---------- Data extract ----------
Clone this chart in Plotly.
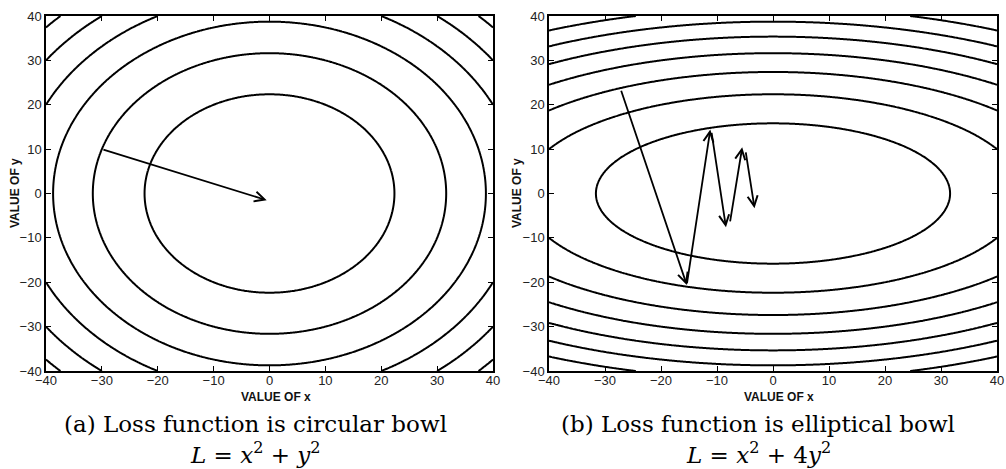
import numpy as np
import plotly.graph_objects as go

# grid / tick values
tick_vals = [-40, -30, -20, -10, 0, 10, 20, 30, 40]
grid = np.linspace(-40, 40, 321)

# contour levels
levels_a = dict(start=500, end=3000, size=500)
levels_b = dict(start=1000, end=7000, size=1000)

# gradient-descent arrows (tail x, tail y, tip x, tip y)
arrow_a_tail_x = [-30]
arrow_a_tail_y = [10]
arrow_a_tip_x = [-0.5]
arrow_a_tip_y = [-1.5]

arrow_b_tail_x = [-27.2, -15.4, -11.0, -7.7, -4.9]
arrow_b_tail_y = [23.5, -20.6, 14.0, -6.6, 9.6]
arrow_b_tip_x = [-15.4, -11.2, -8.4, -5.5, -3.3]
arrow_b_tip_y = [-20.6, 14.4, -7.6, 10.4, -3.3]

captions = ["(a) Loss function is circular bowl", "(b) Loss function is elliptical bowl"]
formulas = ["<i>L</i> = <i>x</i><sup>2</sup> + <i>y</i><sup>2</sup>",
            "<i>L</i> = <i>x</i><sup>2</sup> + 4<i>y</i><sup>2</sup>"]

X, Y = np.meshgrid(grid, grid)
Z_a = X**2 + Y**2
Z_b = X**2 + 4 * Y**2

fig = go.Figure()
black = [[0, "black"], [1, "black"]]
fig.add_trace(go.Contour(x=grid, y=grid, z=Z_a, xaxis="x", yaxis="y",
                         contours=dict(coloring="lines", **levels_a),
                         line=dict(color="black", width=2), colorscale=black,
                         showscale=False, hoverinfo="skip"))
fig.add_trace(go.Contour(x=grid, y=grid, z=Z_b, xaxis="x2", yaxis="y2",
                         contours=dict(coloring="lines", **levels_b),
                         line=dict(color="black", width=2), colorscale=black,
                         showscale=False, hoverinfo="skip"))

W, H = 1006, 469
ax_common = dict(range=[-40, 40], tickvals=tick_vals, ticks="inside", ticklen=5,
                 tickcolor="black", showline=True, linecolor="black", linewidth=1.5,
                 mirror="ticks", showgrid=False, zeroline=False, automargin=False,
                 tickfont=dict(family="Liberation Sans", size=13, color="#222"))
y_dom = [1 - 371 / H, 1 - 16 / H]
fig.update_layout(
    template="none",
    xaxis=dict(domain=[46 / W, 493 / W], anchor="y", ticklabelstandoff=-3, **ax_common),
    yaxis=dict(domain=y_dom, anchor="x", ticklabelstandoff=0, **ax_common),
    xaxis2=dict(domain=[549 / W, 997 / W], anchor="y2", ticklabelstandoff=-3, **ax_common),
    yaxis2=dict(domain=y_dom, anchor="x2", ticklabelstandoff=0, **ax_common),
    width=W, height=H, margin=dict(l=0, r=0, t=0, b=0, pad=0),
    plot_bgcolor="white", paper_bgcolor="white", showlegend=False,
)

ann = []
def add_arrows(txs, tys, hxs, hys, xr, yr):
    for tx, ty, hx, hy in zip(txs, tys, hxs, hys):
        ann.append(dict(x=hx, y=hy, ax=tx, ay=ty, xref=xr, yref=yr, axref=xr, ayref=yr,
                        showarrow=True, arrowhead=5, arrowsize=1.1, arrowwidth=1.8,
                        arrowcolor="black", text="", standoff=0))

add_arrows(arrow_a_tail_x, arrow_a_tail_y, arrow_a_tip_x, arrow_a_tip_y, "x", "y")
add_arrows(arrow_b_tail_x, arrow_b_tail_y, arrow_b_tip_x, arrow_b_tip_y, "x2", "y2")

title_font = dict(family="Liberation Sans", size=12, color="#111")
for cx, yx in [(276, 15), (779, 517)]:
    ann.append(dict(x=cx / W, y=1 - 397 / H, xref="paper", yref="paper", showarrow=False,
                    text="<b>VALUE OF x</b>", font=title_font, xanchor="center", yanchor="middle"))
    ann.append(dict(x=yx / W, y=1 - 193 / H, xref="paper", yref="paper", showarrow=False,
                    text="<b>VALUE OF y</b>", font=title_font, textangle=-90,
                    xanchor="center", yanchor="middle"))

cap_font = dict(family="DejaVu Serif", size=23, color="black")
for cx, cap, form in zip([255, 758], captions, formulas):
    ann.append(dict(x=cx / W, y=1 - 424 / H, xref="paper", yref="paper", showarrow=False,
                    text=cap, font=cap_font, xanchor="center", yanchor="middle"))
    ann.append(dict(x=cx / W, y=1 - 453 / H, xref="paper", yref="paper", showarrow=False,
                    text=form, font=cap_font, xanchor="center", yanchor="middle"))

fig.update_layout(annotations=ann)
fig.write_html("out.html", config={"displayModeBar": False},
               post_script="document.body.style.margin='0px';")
----------
● Task brief: Starting at the first line of the material, output exactly the lines up to and including the one with "grid = np.linspace(-40, 40, 321)". Do not include the pictures.

● Written reply:
Clone this chart in Plotly.
import numpy as np
import plotly.graph_objects as go

# grid / tick values
tick_vals = [-40, -30, -20, -10, 0, 10, 20, 30, 40]
grid = np.linspace(-40, 40, 321)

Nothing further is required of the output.